Rinuncia ad atteggiamenti individualistici. L’attenzione,
sempre più diffusa negli ultimi anni, verso fitness, atteggiamenti di autocura,
preoccupazioni alimentari, in generale verso particolari atteggiamenti
salutisti, polarizza l’attenzione su fatti personali; sono vissuti come atti
che dovrebbero garantire la salute in maniera distaccata da quella degli altri.

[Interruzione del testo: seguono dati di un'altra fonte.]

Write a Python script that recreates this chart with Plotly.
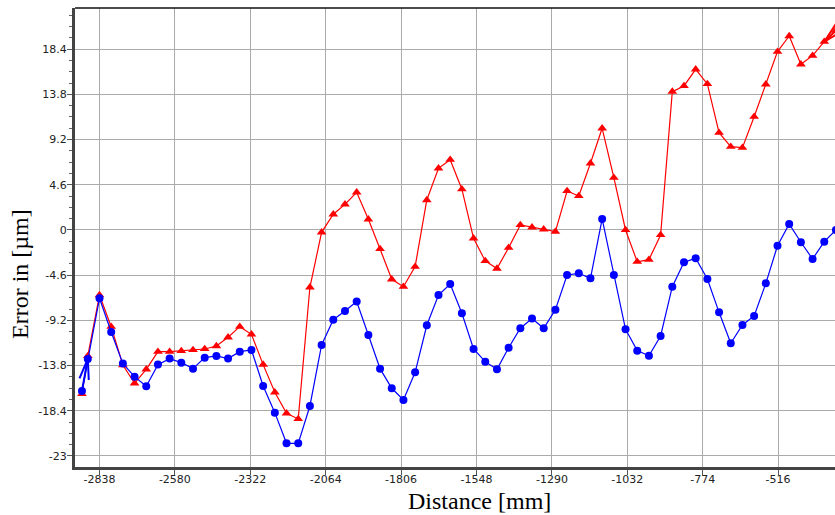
import math
import plotly.graph_objects as go

# ---------------- data ----------------
distance_mm = [-2898, -2878, -2838, -2798, -2758, -2718, -2678, -2638, -2598, -2558,
               -2518, -2478, -2438, -2398, -2358, -2318, -2278, -2238, -2198, -2158,
               -2118, -2078, -2038, -1998, -1958, -1918, -1878, -1838, -1798, -1758,
               -1718, -1678, -1638, -1598, -1558, -1518, -1478, -1438, -1398, -1358,
               -1318, -1278, -1238, -1198, -1158, -1118, -1078, -1038, -998, -958,
               -918, -878, -838, -798, -758, -718, -678, -638, -598, -558,
               -518, -478, -438, -398, -358, -318]

blue_err = [-16.39, -13.13, -6.95, -10.38, -13.6, -14.93, -15.91, -13.7, -13.09, -13.5,
            -14.11, -12.99, -12.82, -13.09, -12.38, -12.21, -15.88,
            -18.59, -21.71, -21.71, -17.91, -11.70, -9.13, -8.24, -7.29, -10.69,
            -14.11, -16.11, -17.30, -14.48, -9.70, -6.62, -5.50, -8.48,
            -12.11, -13.40, -14.18, -11.98, -10.0, -9.02, -10.0, -8.11, -4.58,
            -4.41, -4.92, 1.12, -4.58, -10.11, -12.28, -12.8,
            -10.79, -5.77, -3.29, -2.88, -4.99, -8.38, -11.53, -9.67, -8.75,
            -5.43, -1.60, 0.61, -1.25, -2.95, -1.19, 0.0]

red_err = [-16.69, -12.82, -6.62, -9.84, -13.74, -15.6, -14.18, -12.38, -12.38, -12.31,
           -12.21, -12.11, -11.81, -10.92, -9.84, -10.62, -13.7,
           -16.52, -18.66, -19.23, -5.83, -0.24, 1.60, 2.61, 3.83, 1.09,
           -1.93, -5.02, -5.77, -3.73, 3.05, 6.28, 7.15, 4.15,
           -0.85, -3.15, -3.93, -1.80, 0.51, 0.27, 0.07, -0.17, 3.97,
           3.46, 6.79, 10.35, 5.32, 0.0, -3.23, -3.02,
           -0.51, 14.08, 14.66, 16.35, 14.86, 9.90, 8.48, 8.38, 11.53,
           14.83, 18.15, 19.74, 16.86, 17.74, 19.16, 20.3]

x_tick_vals = [-2838, -2580, -2322, -2064, -1806, -1548, -1290, -1032, -774, -516]
x_tick_text = ["-2838", "-2580", "-2322", "-2064", "-1806", "-1548", "-1290", "-1032", "-774", "-516"]
y_tick_vals = [18.4, 13.8, 9.2, 4.6, 0, -4.6, -9.2, -13.8, -18.4, -23]
y_tick_text = ["18.4", "13.8", "9.2", "4.6", "0", "-4.6", "-9.2", "-13.8", "-18.4", "-23"]

# ---------------- layout geometry ----------------
FIG_W, FIG_H = 835, 515
ML, MR, MT, MB = 75, 0, 8, 48
XR = [-2921.8, -321.3]
YR = [-24.12, 22.59]
PW, PH = FIG_W - ML - MR, FIG_H - MT - MB


def to_px(x, y):
    px = ML + (x - XR[0]) / (XR[1] - XR[0]) * PW
    py = MT + (YR[1] - y) / (YR[1] - YR[0]) * PH
    return px, py


def to_data(px, py):
    x = XR[0] + (px - ML) / PW * (XR[1] - XR[0])
    y = YR[1] - (py - MT) / PH * (YR[1] - YR[0])
    return x, y


def arrow_head(xs, ys, tail_i, tip_i, length=21.0, half_angle=13.0):
    tx, ty = to_px(xs[tail_i], ys[tail_i])
    hx, hy = to_px(xs[tip_i], ys[tip_i])
    back = math.atan2(ty - hy, tx - hx)
    ax, ay = [], []
    for s in (1, -1):
        a = back + s * math.radians(half_angle)
        ex, ey = to_data(hx + length * math.cos(a), hy + length * math.sin(a))
        ax.append(ex)
        ay.append(ey)
    X = [ax[0], xs[tip_i], ax[1], None, xs[tail_i], xs[tip_i]]
    Y = [ay[0], ys[tip_i], ay[1], None, ys[tail_i], ys[tip_i]]
    return X, Y


fig = go.Figure()

fig.add_trace(go.Scatter(
    x=distance_mm, y=red_err, mode="lines+markers",
    line=dict(color="#ff0000", width=1.2),
    marker=dict(symbol="triangle-up", size=8.5, color="#ff0000"),
    showlegend=False))

fig.add_trace(go.Scatter(
    x=distance_mm, y=blue_err, mode="lines+markers",
    line=dict(color="#0000ff", width=1.2),
    marker=dict(symbol="circle", size=8, color="#0000ff"),
    showlegend=False))

bx, by = arrow_head(distance_mm, blue_err, 0, 1)
fig.add_trace(go.Scatter(x=bx, y=by, mode="lines",
                         line=dict(color="#0000ff", width=2), showlegend=False,
                         hoverinfo="skip"))
n = len(distance_mm)
rx, ry = arrow_head(distance_mm, red_err, n - 1, n - 2)
fig.add_trace(go.Scatter(x=rx, y=ry, mode="lines",
                         line=dict(color="#ff0000", width=2), showlegend=False,
                         hoverinfo="skip"))

tick_font = dict(family="DejaVu Sans", size=11, color="#222222")
title_font = dict(family="Liberation Serif", size=24, color="#000000")

fig.update_layout(
    width=FIG_W, height=FIG_H, autosize=False,
    margin=dict(l=ML, r=MR, t=MT, b=MB, pad=0),
    paper_bgcolor="white", plot_bgcolor="white",
    showlegend=False,
    xaxis=dict(
        range=XR, tickmode="array", tickvals=x_tick_vals, ticktext=x_tick_text,
        showgrid=True, gridcolor="#aaaaaa", gridwidth=1,
        zeroline=False, showline=True, linecolor="#444444", linewidth=3,
        ticks="outside", ticklen=5, tickcolor="#555555", tickwidth=1,
        tickfont=tick_font, ticklabelstandoff=-5,
    ),
    yaxis=dict(
        range=YR, tickmode="array", tickvals=y_tick_vals, ticktext=y_tick_text,
        showgrid=True, gridcolor="#aaaaaa", gridwidth=1,
        zeroline=False, showline=True, linecolor="#444444", linewidth=3,
        ticks="outside", ticklen=5, tickcolor="#555555", tickwidth=1,
        tickfont=tick_font, ticklabelstandoff=-2,
        minor=dict(tickmode="linear", tick0=0, dtick=1.15, ticks="outside",
                   ticklen=3, tickcolor="#666666", tickwidth=1, showgrid=False),
    ),
    shapes=[dict(type="line", xref="paper", yref="paper", x0=0, x1=1, y0=1, y1=1,
                 line=dict(color="#111111", width=1.5))],
    annotations=[
        dict(text="Distance [mm]", xref="paper", yref="paper",
             x=(479 - ML) / PW, y=(MT + PH - 501) / PH,
             xanchor="center", yanchor="middle", showarrow=False, font=title_font),
        dict(text="Error in [µm]", xref="paper", yref="paper",
             x=(20 - ML) / PW, y=(MT + PH - 274) / PH, textangle=-90,
             xanchor="center", yanchor="middle", showarrow=False, font=title_font),
    ],
)

fig.write_html("out.html")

Sono talvolta il frutto di frustrazioni egocentriche che si approfondiscono nel
tempo e impediscono rapporti aperti e generosi. Ogni persona è libera di
scegliere propri modelli di vita, gestendone le conseguenze; non può però
essere trascurato che tra queste ultime vi sono incomprensioni che rallentano
la relazione con altri.
Gentilezza. Tutte le caratteristiche
indicate sopra hanno un denominatore comune per essere esercitate; è una dote
dell’animo che caratterizza la scelta di fondo di porsi davanti all’altro con
la volontà di ascoltare ed essere ascoltati senza prevaricazione, insistenza,
desiderio di potere. Chi è gentile è sempre attento a come l’altro si avvicina
e pronto a modificare il proprio atteggiamento per farsi accettare, compiendo
piccoli atti che assumono grande importanza quando l’altro è solo. Chi è
gentile potrà talvolta essere incompreso e dolersene, però il suo atteggiamento
contribuisce sempre ad aprire strade per la relazione che allontana la
solitudine. In alcuni casi la gentilezza è premessa per la dolcezza, modo di
essere che, ad esempio nella famiglia, permette di continuare nel tempo
rapporti di affetto che aiutano anche a superare le crisi.